The draft proposal attempts to respond to such concerns, essentially suggesting that investors may first present cases domestically. However, if they wish to have their case heard by the Investment Tribunal – for instance, in cases where the domestic system does not have the needed investor guarantees – any ongoing domestic proceedings must then be withdrawn.
The document also includes a series of provisions regarding the interpretation of domestic laws when addressing these international investment disputes. For one, the Investment Tribunal’s interpretation of a party’s domestic law must be in line with that of domestic courts. Furthermore, the tribunal’s interpretation would not be at all binding on domestic courts.

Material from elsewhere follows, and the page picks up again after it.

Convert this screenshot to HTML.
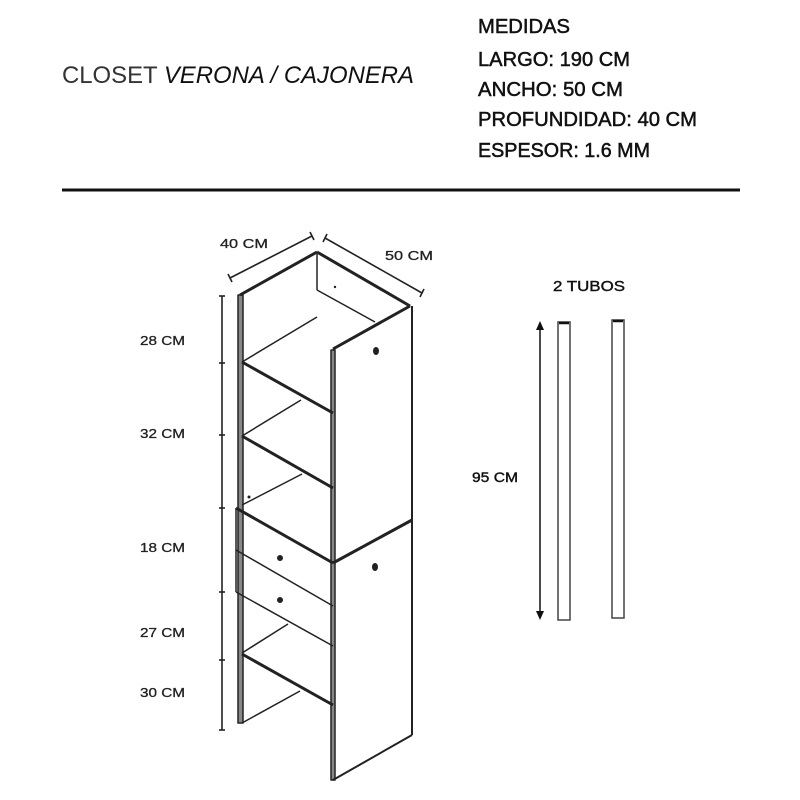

The news comes ahead of a meeting between Malmström and her US counterpart – Trade Representative Michael Froman – in Washington on 22 September regarding the progress of the overall TTIP negotiations, according to Politico.
Such a meeting would serve as a planned “political stocktaking” ahead of additional TTIP negotiating rounds this year, though the dates and venues for those have not been formally announced. Whether a formal version of the Commission’s proposal would be ready in time for the next negotiating round was not yet clear at the time Bridges went to press on Thursday, given the internal EU discussions that must first take place.
Alongside the TTIP talks, the EU executive also plans to begin work with other “like-minded countries” on a permanent International Investment Court – one that would eventually replace all investment dispute resolution mechanisms in EU deals.
ICTSD reporting; “EU Proposes New Trans-Atlantic Court for Trade Disputes,” WALL STREET JOURNAL, 16 September 2015; “TPP talks motor on,” POLITICO, 14 September 2015.